2020 All-Ireland Senior Hurling Championship final
- Event: 2020 All-Ireland Senior Hurling Championship
| Waterford | Limerick |
| 0–19 | 0–30 |
- Date: 13 December 2020
- Venue: Croke Park, Dublin
- Man of the Match: Gearóid Hegarty
- Referee: Fergal Horgan
- Attendance: 0 (Covid final)
- Weather: Dry

= 2020 All-Ireland Senior Hurling Championship final =

The 2020 All-Ireland Senior Hurling Championship Final was a hurling match played at Croke Park in Dublin on 13 December 2020 between Limerick and Waterford, the culmination of the 2020 All-Ireland Senior Hurling Championship. It was the 133rd final of that sport's primary competition, the All-Ireland Senior Hurling Championship.

Limerick won the game by 0–30 to 0–19 to claim their second All-Ireland title in three years.

The match was televised live on RTÉ2 as part of The Sunday Game, presented by Joanne Cantwell from the outside studio at Croke Park, with analysis by Anthony Daly, Donal Óg Cusack and Henry Shefflin. Commentary on the game was provided by Marty Morrissey alongside Michael Duignan. The match was also live on Sky Sports, with analysis from Jamesie O'Connor and Ollie Canning.

==Background==
- The championship was delayed due to the impact of the COVID-19 pandemic on Gaelic games. This was the latest the final had taken place in a year since 1924, when the All-Ireland hurling final took place on 14 December.
- Waterford had not won the All-Ireland since 1959 (61 years) and had only appeared in three finals in the interim (1963, 2008 and 2017).
- This was the third final in the previous four years not to involve one of the Big Three (Cork, Kilkenny, Tipperary) — the 2017 (Galway—Waterford) and 2018 (Limerick—Galway) finals also did not involve them.
- This was the third final in which both the teams were from the province of Munster, with the first two being in 1997 (Clare—Tipperary) and 2013 (Clare—Cork).
- This was only the third All-Ireland final in history in which neither team scored a goal, the first two being in 1999 and 2004.

==Pre-match==
The 2020 Joe McDonagh Cup final between Kerry and Antrim took place prior to the All-Ireland senior final.

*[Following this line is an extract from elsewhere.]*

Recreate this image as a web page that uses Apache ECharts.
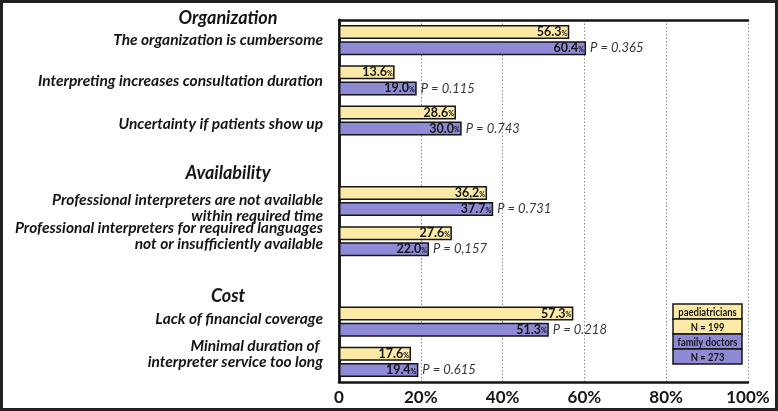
<!DOCTYPE html>
<html>
<head>
<meta charset="utf-8">
<script src="https://cdn.jsdelivr.net/npm/echarts@6/dist/echarts.min.js"></script>
<style>
html,body{margin:0;padding:0;background:#fff;}
#chart{width:778px;height:411px;}
</style>
</head>
<body>
<div id="chart"></div>
<script>
// ---- data ----
const categories = [
  'The organization is cumbersome',
  'Interpreting increases consultation duration',
  'Uncertainty if patients show up',
  'gap1',
  'Professional interpreters are not available\nwithin required time',
  'Professional interpreters for required languages\nnot or insufficiently available',
  'gap2',
  'Lack of financial coverage',
  'Minimal duration of \ninterpreter service too long'
];
const paediatricians = [56.3, 13.6, 28.6, null, 36.2, 27.6, null, 57.3, 17.6];
const familyDoctors = [60.4, 19.0, 30.0, null, 37.7, 22.0, null, 51.3, 19.4];
const paedLabels = ['56.3', '13.6', '28.6', '', '36,2', '27.6', '', '57.3', '17.6'];
const famLabels = ['60.4', '19.0', '30.0', '', '37.7', '22.0', '', '51.3', '19.4'];
const pValues = ['P = 0.365', 'P = 0.115', 'P = 0.743', '', 'P = 0.731', 'P = 0,157', '', 'P = 0.218', 'P = 0.615'];
const groupHeadings = ['Organization', 'Availability', 'Cost'];
const legendLines = ['paediatricians', 'N = 199', 'family doctors', 'N = 273'];

// ---- style ----
const FONT = 'Lato, "Open Sans", sans-serif';
const YELLOW = '#FDEAA6';
const BLUE = '#8F8AD6';
const INK = '#141414';

// vertical label nudges in px (+ = down)
const labelShift = [0, 1, 3, 0, 7, -5, 0, -3, -8];

const chart = echarts.init(document.getElementById('chart'), null, {renderer: 'canvas'});

function valueLabel(texts) {
  return {
    show: true,
    position: 'insideRight',
    distance: 2,
    formatter: p => texts[p.dataIndex] ? '{v|' + texts[p.dataIndex] + '}{s|%}' : '',
    rich: {
      v: {fontFamily: FONT, fontWeight: 'bold', fontSize: 12.5, color: INK},
      s: {fontFamily: FONT, fontWeight: 'bold', fontSize: 7, color: INK, padding: [3, 0, 0, 0]}
    }
  };
}

const yRich = {};
const lineStyle = {fontFamily: FONT, fontStyle: 'italic', fontWeight: 'bold', fontSize: 15.5, color: INK, lineHeight: 16};
yRich.t = lineStyle;
function catLabel(v, idx) {
  if (v.startsWith('gap')) return '';
  const s = labelShift[idx];
  const body = v.split('\n').map(l => '{t|' + l + '}').join('\n');
  if (s > 0) return '{g' + s + '| }\n' + body;
  if (s < 0) return body + '\n{g' + (-s) + '| }';
  return body;
}
labelShift.forEach(s => {
  const a = Math.abs(s);
  if (a) yRich['g' + a] = {fontSize: 1, lineHeight: 2 * a, height: 2 * a};
});

const option = {
  animation: false,
  backgroundColor: '#fff',
  grid: {left: 339, right: 30, top: 20, bottom: 29, containLabel: false},
  xAxis: [{
    type: 'value', min: 0, max: 100, interval: 20,
    axisLine: {show: true, lineStyle: {color: INK, width: 2.5}},
    axisTick: {show: false},
    axisLabel: {
      margin: 7,
      fontFamily: FONT, fontWeight: 'bold', fontSize: 17, color: INK,
      formatter: v => v === 0 ? '0' : v + '%'
    },
    splitLine: {show: true, lineStyle: {color: '#8a8a8a', type: [1.5, 2], width: 1}}
  }, {
    type: 'value', position: 'top', min: 0, max: 100,
    axisLine: {show: true, lineStyle: {color: INK, width: 2.5}},
    axisTick: {show: false}, axisLabel: {show: false}, splitLine: {show: false}
  }],
  yAxis: [{
    type: 'category', inverse: true,
    data: categories,
    axisLine: {show: true, lineStyle: {color: INK, width: 2.5}},
    axisTick: {show: false},
    axisLabel: {
      margin: 16,
      fontFamily: FONT, fontStyle: 'italic', fontWeight: 'bold', fontSize: 15.5, color: INK,
      lineHeight: 16, align: 'right',
      formatter: catLabel,
      rich: yRich
    },
    splitLine: {show: false}
  }, {
    type: 'category', inverse: true, position: 'right',
    data: categories,
    axisLine: {show: true, lineStyle: {color: INK, width: 2.5}},
    axisTick: {show: false}, axisLabel: {show: false}, splitLine: {show: false}
  }],
  series: [{
    name: 'paediatricians', type: 'bar',
    data: paediatricians,
    barWidth: 14, barGap: '15%',
    itemStyle: {color: YELLOW, borderColor: INK, borderWidth: 1.5},
    label: valueLabel(paedLabels)
  }, {
    name: 'family doctors', type: 'bar',
    data: familyDoctors,
    barWidth: 14, barGap: '15%',
    itemStyle: {color: BLUE, borderColor: INK, borderWidth: 1.5},
    label: valueLabel(famLabels)
  }, {
    name: 'p', type: 'scatter',
    data: familyDoctors.map((v, i) => v == null ? null : [v, i]),
    symbolSize: 0,
    silent: true,
    label: {
      show: true, position: 'right', distance: 4, offset: [0, 8],
      formatter: p => pValues[p.dataIndex],
      fontFamily: FONT, fontStyle: 'italic', fontSize: 13, color: '#000'
    }
  }],
  graphic: []
};

// headings
const headingY = [18, 173, 296];
groupHeadings.forEach((h, i) => {
  option.graphic.push({
    type: 'text', x: 228, y: headingY[i],
    style: {text: h, fontFamily: FONT, fontStyle: 'italic', fontWeight: 'bold', fontSize: 18, fill: INK,
      align: 'center', verticalAlign: 'middle'}
  });
});

// legend box
legendLines.forEach((t, i) => {
  option.graphic.push({
    type: 'rect', shape: {x: 673, y: 304 + i * 15, width: 69, height: 15},
    style: {fill: i < 2 ? YELLOW : BLUE, stroke: INK, lineWidth: 1.5}, z: 10
  });
  option.graphic.push({
    type: 'text', x: 707.5, y: 304 + i * 15 + 8, scaleX: 0.82,
    style: {text: t, fontFamily: FONT, fontWeight: 'bold', fontSize: 11.5, fill: INK,
      align: 'center', verticalAlign: 'middle'}, z: 11
  });
});

// outer frame
option.graphic.push({
  type: 'rect', shape: {x: 1.5, y: 1.5, width: 775, height: 408},
  style: {fill: 'none', stroke: '#222', lineWidth: 3}, z: 20
});

chart.setOption(option);
</script>
</body>
</html>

On 4 December 2020, the officials were chosen for the final by the GAA, with Tipperary's Fergal Horgan being named as the referee in what would be his second senior final after being the referee in 2017. Colm Lyons from Cork was named as standby referee, with the other linesman being Paud O'Dwyer from Carlow and the sideline official Seán Cleere from Kilkenny.

===Jubilee team===
The Clare team that won the 1995 All-Ireland Final were remembered before the match to mark 25 years. There was no traditional walk out and parade due to COVID-19 restrictions but the Clare captain of 1995 Anthony Daly was present to place the Liam MacCarthy Cup in front of the Hogan Stand before the match.

==Match details==

WATERFORD:
| 1 | Stephen O'Keeffe | | |
| 2 | Ian Kenny | | |
| 3 | Conor Prunty | | |
| 4 | Shane McNulty | | |
| 5 | Calum Lyons | | |
| 6 | Tadhg de Búrca | | |
| 7 | Kevin Moran | | |
| 8 | Jamie Barron | | |
| 9 | Kieran Bennett | | |
| 10 | Jack Fagan | | |
| 11 | Neil Montgomery | | |
| 12 | Stephen Bennett | | |
| 13 | Dessie Hutchinson | | |
| 14 | Austin Gleeson | | |
| 15 | Jack Prendergast | | |
Manager:
Liam Cahill
LIMERICK:
| 1 | Nicky Quaid | | |
| 2 | Seán Finn | | |
| 3 | Dan Morrissey | | |
| 4 | Barry Nash | | |
| 5 | Diarmaid Byrnes | | |
| 6 | Declan Hannon | | |
| 7 | Kyle Hayes | | |
| 8 | Darragh O'Donovan | | |
| 9 | William O'Donoghue | | |
| 10 | Gearóid Hegarty | | |
| 11 | Cian Lynch | | |
| 12 | Tom Morrissey | | |
| 13 | Aaron Gillane | | |
| 14 | Séamus Flanagan | | |
| 15 | Graeme Mulcahy | | |
Manager:
John Kiely

==Post-match==
Financial Times columnist Simon Kuper wrote after Stephen O'Keeffe's performance that hurling was "the best sport ever and if the Irish had colonised the world, nobody would ever have heard of football".